- Request -
Omit any picture, and return the remaining data exactly as written.

- Given data -

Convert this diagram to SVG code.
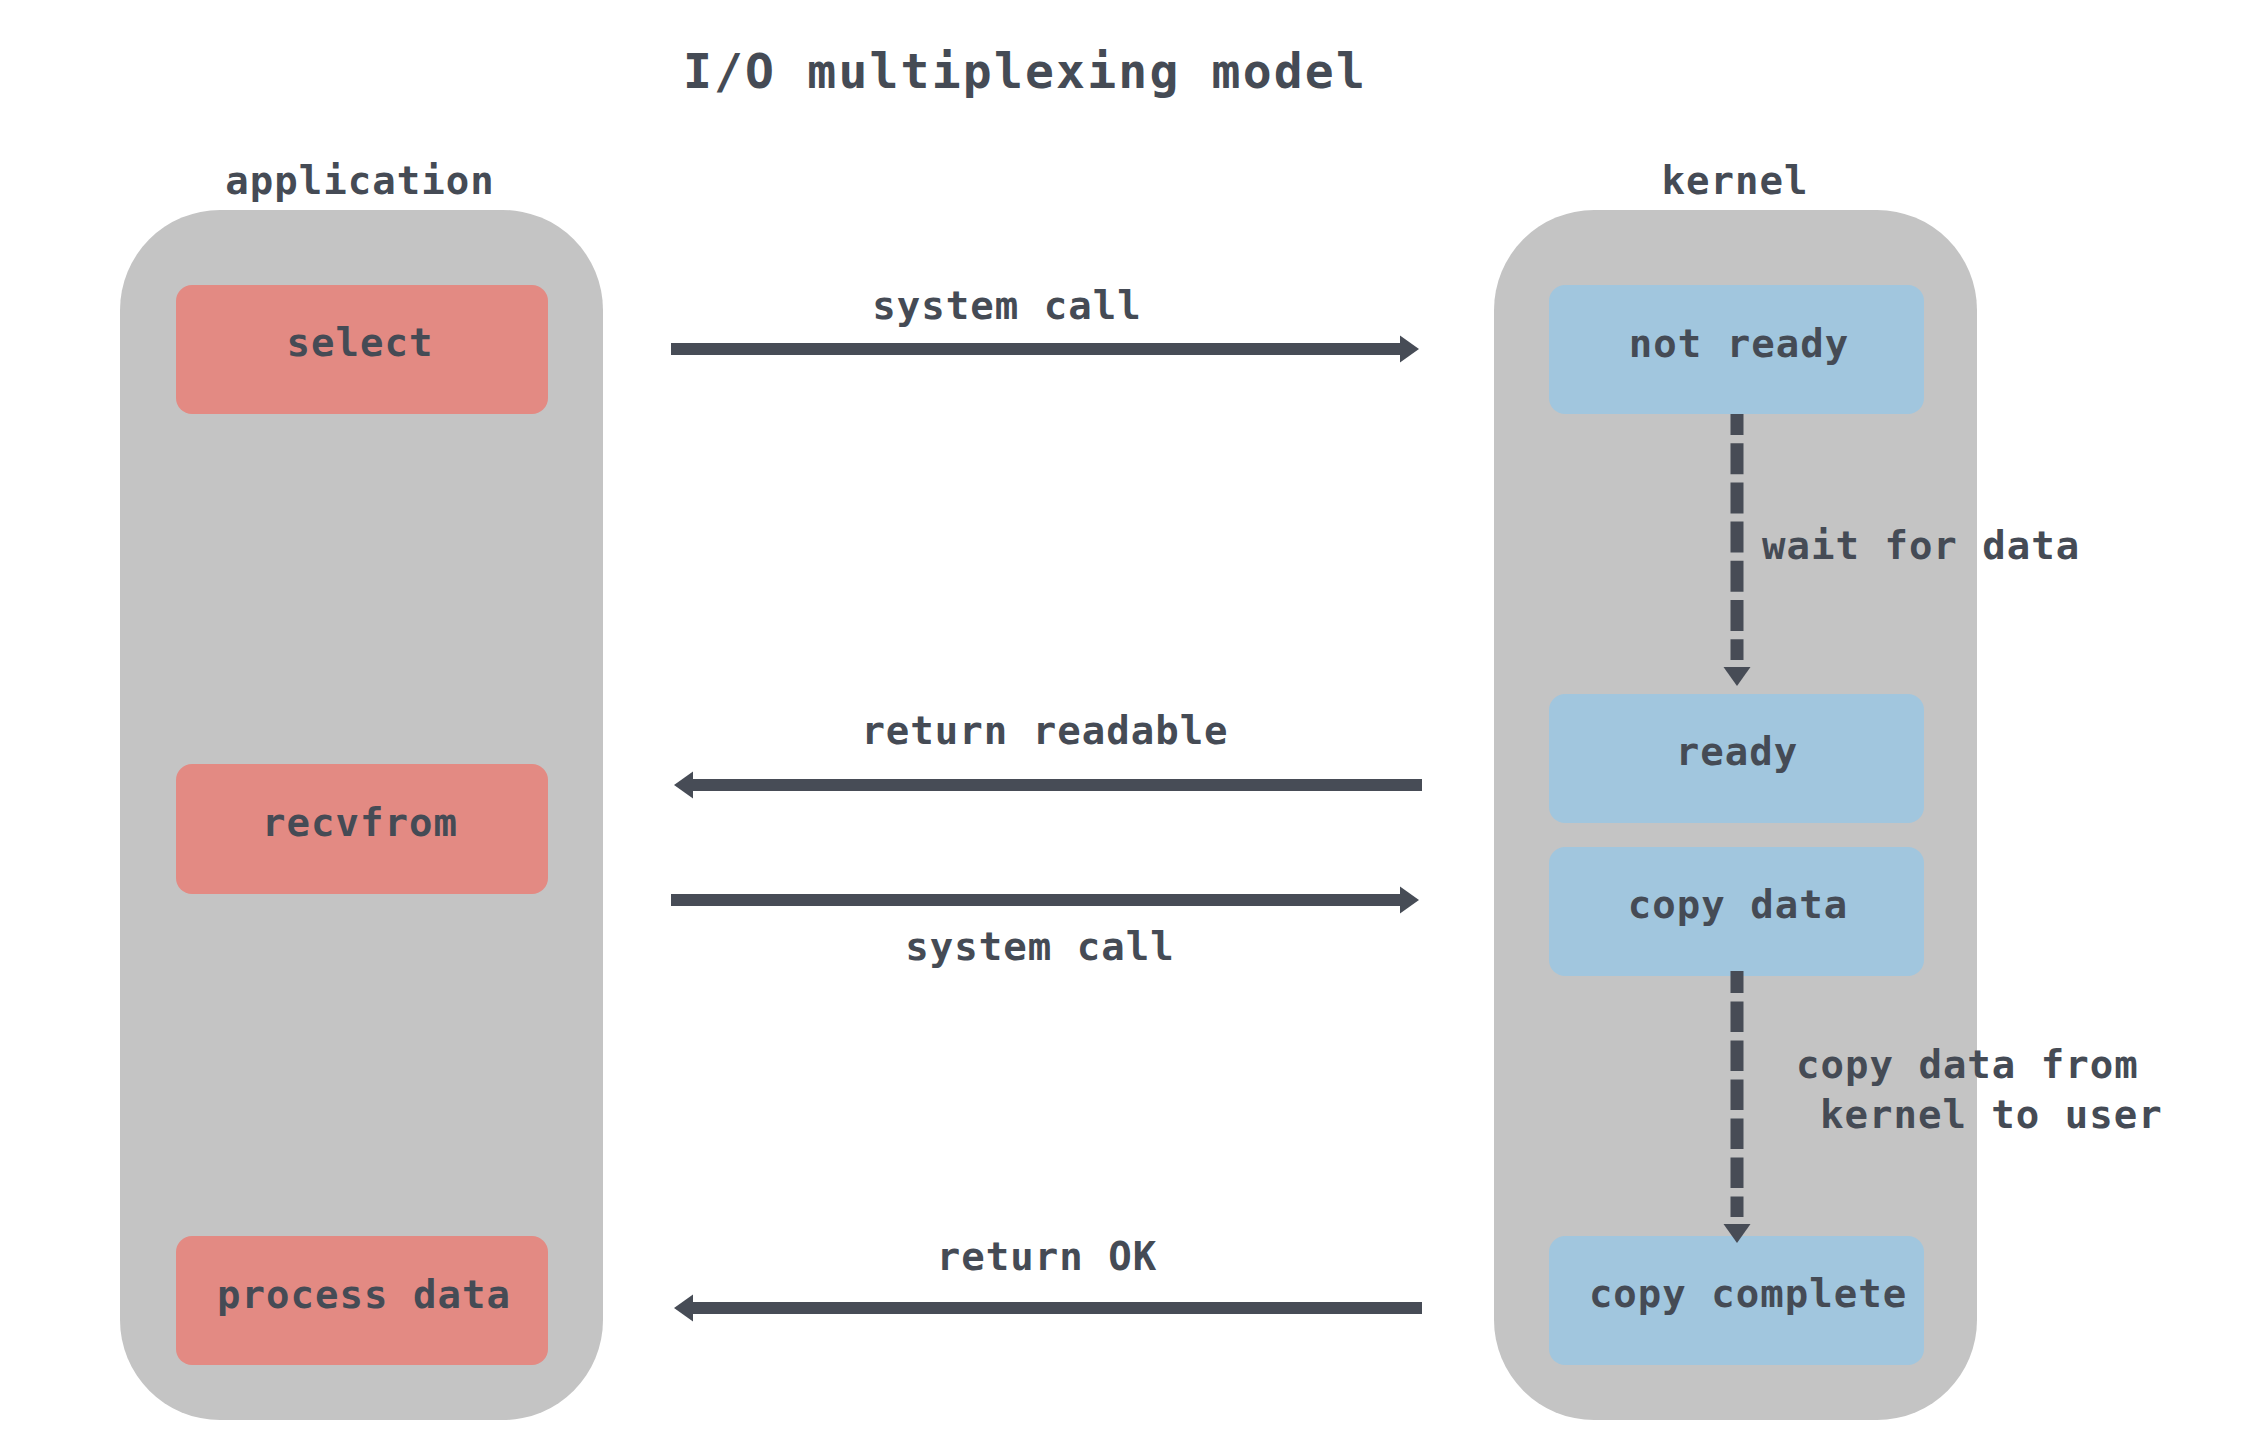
<svg xmlns="http://www.w3.org/2000/svg" width="2262" height="1440" viewBox="0 0 2262 1440">
<style>
  text { font-family: "DejaVu Sans Mono", "Liberation Mono", monospace; font-weight: bold; fill: #454b55; font-size: 39px; letter-spacing: 1px; }
  .title { font-size: 48px; letter-spacing: 2.2px; }
  .mid { text-anchor: middle; }
  .lane { fill: #c4c4c4; }
  .app { fill: #e38a83; }
  .ker { fill: #a1c6de; }
  .arrow { stroke: #474c56; stroke-width: 12; fill: none; }
  .dash { stroke: #474c56; stroke-width: 13; fill: none; }
</style>
<defs>
  <marker id="ah" markerUnits="userSpaceOnUse" markerWidth="19" markerHeight="27" refX="0" refY="13.5" orient="auto" overflow="visible">
    <path d="M0,0 L19,13.5 L0,27 Z" fill="#474c56"/>
  </marker>
  <marker id="dh" markerUnits="userSpaceOnUse" markerWidth="26" markerHeight="27" refX="-7" refY="13.5" orient="auto" overflow="visible">
    <path d="M0,0 L19,13.5 L0,27 Z" fill="#474c56"/>
  </marker>
</defs>
<rect width="2262" height="1440" fill="#ffffff"/>
<text class="title mid" x="1025" y="88">I/O multiplexing model</text>

<g id="application">
  <text class="mid" x="360" y="194">application</text>
  <rect class="lane" x="120" y="210" width="483" height="1210" rx="100" ry="100"/>
</g>
<g id="kernel">
  <text class="mid" x="1735" y="194">kernel</text>
  <rect class="lane" x="1494" y="210" width="483" height="1210" rx="100" ry="100"/>
</g>

<g id="select"><rect class="app" x="176" y="285" width="372" height="129" rx="16"/><text class="mid" x="360" y="356">select</text></g>
<g id="recvfrom"><rect class="app" x="176" y="764" width="372" height="130" rx="16"/><text class="mid" x="360" y="836">recvfrom</text></g>
<g id="process-data"><rect class="app" x="176" y="1236" width="372" height="129" rx="16"/><text class="mid" x="364" y="1308">process data</text></g>

<g id="not-ready"><rect class="ker" x="1549" y="285" width="375" height="129" rx="16"/><text class="mid" x="1739" y="357">not ready</text></g>
<g id="ready"><rect class="ker" x="1549" y="694" width="375" height="129" rx="16"/><text class="mid" x="1737" y="765">ready</text></g>
<g id="copy-data"><rect class="ker" x="1549" y="847" width="375" height="129" rx="16"/><text class="mid" x="1738" y="918">copy data</text></g>
<g id="copy-complete"><rect class="ker" x="1549" y="1236" width="375" height="129" rx="16"/><text class="mid" x="1748" y="1307">copy complete</text></g>

<g id="connectors">
  <line class="arrow" x1="671" y1="349" x2="1400" y2="349" marker-end="url(#ah)"/>
  <line class="arrow" x1="1422" y1="785" x2="693" y2="785" marker-end="url(#ah)"/>
  <line class="arrow" x1="671" y1="900" x2="1400" y2="900" marker-end="url(#ah)"/>
  <line class="arrow" x1="1422" y1="1308" x2="693" y2="1308" marker-end="url(#ah)"/>
  <line class="dash" x1="1737" y1="414" x2="1737" y2="660" stroke-dasharray="31 8.2" stroke-dashoffset="10" marker-end="url(#dh)"/>
  <line class="dash" x1="1737" y1="971" x2="1737" y2="1217" stroke-dasharray="30.5 8.5" stroke-dashoffset="8.5" marker-end="url(#dh)"/>
</g>

<g id="labels">
  <text class="mid" x="1007" y="319">system call</text>
  <text class="mid" x="1045" y="744">return readable</text>
  <text class="mid" x="1040" y="960">system call</text>
  <text class="mid" x="1047" y="1270">return OK</text>
  <text x="1762" y="559">wait for data</text>
  <text x="1796" y="1078">copy data from</text>
  <text x="1820" y="1128">kernel to user</text>
</g>
</svg>
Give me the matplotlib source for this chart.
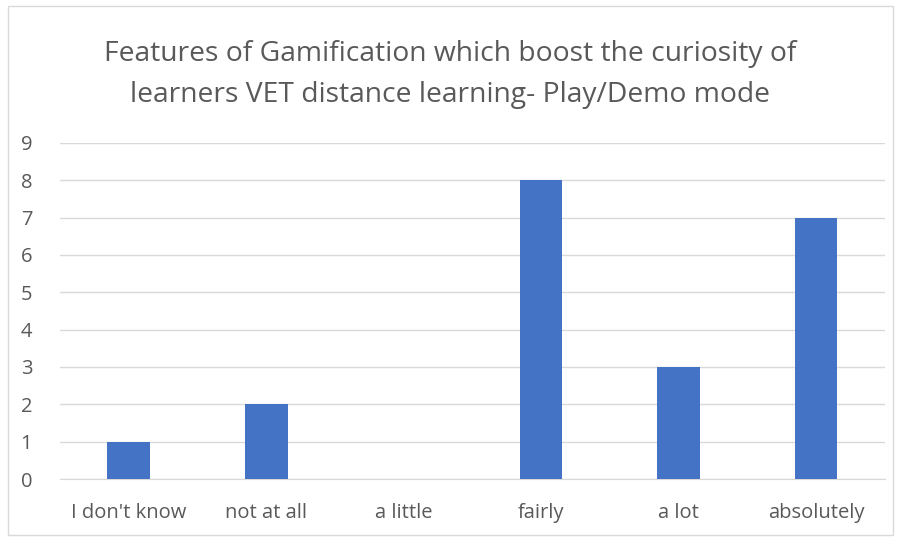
import matplotlib
matplotlib.use("Agg")
import matplotlib.pyplot as plt
from matplotlib.patches import Rectangle

categories = ["I don't know", "not at all", "a little", "fairly", "a lot", "absolutely"]
values = [1, 2, 0, 8, 3, 7]
yticks = list(range(0, 10))

matplotlib.rcParams["font.family"] = ["Open Sans", "DejaVu Sans"]

fig = plt.figure(figsize=(9.01, 5.41), dpi=100)
ax = fig.add_axes([0.0666, 0.1146, 0.9154, 0.6211])

ax.bar(range(len(categories)), values, width=0.31, color="#4472C4", zorder=3)

ax.set_xlim(-0.5, len(categories) - 0.5)
ax.set_ylim(0, 9)
ax.set_yticks(yticks)
ax.set_xticks(range(len(categories)))
ax.set_xticklabels(categories)
ax.yaxis.grid(True, color="#D9D9D9", linewidth=1, zorder=0)
ax.tick_params(axis="both", length=0, labelsize=14.5, labelcolor="#595959")
ax.tick_params(axis="x", pad=17)
ax.tick_params(axis="y", pad=20)
for side in ["top", "right", "left"]:
    ax.spines[side].set_visible(False)
ax.spines["bottom"].set_color("#D9D9D9")

fig.text(0.5, 0.862,
         "Features of Gamification which boost the curiosity of\nlearners VET distance learning- Play/Demo mode",
         ha="center", va="center", fontsize=20.3, color="#595959", linespacing=1.6)

fig.patches.append(Rectangle((0.009, 0.011), 0.982, 0.978, transform=fig.transFigure,
                             fill=False, edgecolor="#D9D9D9", linewidth=1))

fig.savefig("out.png", dpi=100)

- Solution -
Convert this diagram to SVG code.
<svg xmlns="http://www.w3.org/2000/svg" width="2262" height="1440" viewBox="0 0 2262 1440">
<style>
  text { font-family: "DejaVu Sans Mono", "Liberation Mono", monospace; font-weight: bold; fill: #454b55; font-size: 39px; letter-spacing: 1px; }
  .title { font-size: 48px; letter-spacing: 2.2px; }
  .mid { text-anchor: middle; }
  .lane { fill: #c4c4c4; }
  .app { fill: #e38a83; }
  .ker { fill: #a1c6de; }
  .arrow { stroke: #474c56; stroke-width: 12; fill: none; }
  .dash { stroke: #474c56; stroke-width: 13; fill: none; }
</style>
<defs>
  <marker id="ah" markerUnits="userSpaceOnUse" markerWidth="19" markerHeight="27" refX="0" refY="13.5" orient="auto" overflow="visible">
    <path d="M0,0 L19,13.5 L0,27 Z" fill="#474c56"/>
  </marker>
  <marker id="dh" markerUnits="userSpaceOnUse" markerWidth="26" markerHeight="27" refX="-7" refY="13.5" orient="auto" overflow="visible">
    <path d="M0,0 L19,13.5 L0,27 Z" fill="#474c56"/>
  </marker>
</defs>
<rect width="2262" height="1440" fill="#ffffff"/>
<text class="title mid" x="1025" y="88">I/O multiplexing model</text>

<g id="application">
  <text class="mid" x="360" y="194">application</text>
  <rect class="lane" x="120" y="210" width="483" height="1210" rx="100" ry="100"/>
</g>
<g id="kernel">
  <text class="mid" x="1735" y="194">kernel</text>
  <rect class="lane" x="1494" y="210" width="483" height="1210" rx="100" ry="100"/>
</g>

<g id="select"><rect class="app" x="176" y="285" width="372" height="129" rx="16"/><text class="mid" x="360" y="356">select</text></g>
<g id="recvfrom"><rect class="app" x="176" y="764" width="372" height="130" rx="16"/><text class="mid" x="360" y="836">recvfrom</text></g>
<g id="process-data"><rect class="app" x="176" y="1236" width="372" height="129" rx="16"/><text class="mid" x="364" y="1308">process data</text></g>

<g id="not-ready"><rect class="ker" x="1549" y="285" width="375" height="129" rx="16"/><text class="mid" x="1739" y="357">not ready</text></g>
<g id="ready"><rect class="ker" x="1549" y="694" width="375" height="129" rx="16"/><text class="mid" x="1737" y="765">ready</text></g>
<g id="copy-data"><rect class="ker" x="1549" y="847" width="375" height="129" rx="16"/><text class="mid" x="1738" y="918">copy data</text></g>
<g id="copy-complete"><rect class="ker" x="1549" y="1236" width="375" height="129" rx="16"/><text class="mid" x="1748" y="1307">copy complete</text></g>

<g id="connectors">
  <line class="arrow" x1="671" y1="349" x2="1400" y2="349" marker-end="url(#ah)"/>
  <line class="arrow" x1="1422" y1="785" x2="693" y2="785" marker-end="url(#ah)"/>
  <line class="arrow" x1="671" y1="900" x2="1400" y2="900" marker-end="url(#ah)"/>
  <line class="arrow" x1="1422" y1="1308" x2="693" y2="1308" marker-end="url(#ah)"/>
  <line class="dash" x1="1737" y1="414" x2="1737" y2="660" stroke-dasharray="31 8.2" stroke-dashoffset="10" marker-end="url(#dh)"/>
  <line class="dash" x1="1737" y1="971" x2="1737" y2="1217" stroke-dasharray="30.5 8.5" stroke-dashoffset="8.5" marker-end="url(#dh)"/>
</g>

<g id="labels">
  <text class="mid" x="1007" y="319">system call</text>
  <text class="mid" x="1045" y="744">return readable</text>
  <text class="mid" x="1040" y="960">system call</text>
  <text class="mid" x="1047" y="1270">return OK</text>
  <text x="1762" y="559">wait for data</text>
  <text x="1796" y="1078">copy data from</text>
  <text x="1820" y="1128">kernel to user</text>
</g>
</svg>
Give me the matplotlib source for this chart.
import matplotlib
matplotlib.use("Agg")
import matplotlib.pyplot as plt
from matplotlib.patches import Rectangle

categories = ["I don't know", "not at all", "a little", "fairly", "a lot", "absolutely"]
values = [1, 2, 0, 8, 3, 7]
yticks = list(range(0, 10))

matplotlib.rcParams["font.family"] = ["Open Sans", "DejaVu Sans"]

fig = plt.figure(figsize=(9.01, 5.41), dpi=100)
ax = fig.add_axes([0.0666, 0.1146, 0.9154, 0.6211])

ax.bar(range(len(categories)), values, width=0.31, color="#4472C4", zorder=3)

ax.set_xlim(-0.5, len(categories) - 0.5)
ax.set_ylim(0, 9)
ax.set_yticks(yticks)
ax.set_xticks(range(len(categories)))
ax.set_xticklabels(categories)
ax.yaxis.grid(True, color="#D9D9D9", linewidth=1, zorder=0)
ax.tick_params(axis="both", length=0, labelsize=14.5, labelcolor="#595959")
ax.tick_params(axis="x", pad=17)
ax.tick_params(axis="y", pad=20)
for side in ["top", "right", "left"]:
    ax.spines[side].set_visible(False)
ax.spines["bottom"].set_color("#D9D9D9")

fig.text(0.5, 0.862,
         "Features of Gamification which boost the curiosity of\nlearners VET distance learning- Play/Demo mode",
         ha="center", va="center", fontsize=20.3, color="#595959", linespacing=1.6)

fig.patches.append(Rectangle((0.009, 0.011), 0.982, 0.978, transform=fig.transFigure,
                             fill=False, edgecolor="#D9D9D9", linewidth=1))

fig.savefig("out.png", dpi=100)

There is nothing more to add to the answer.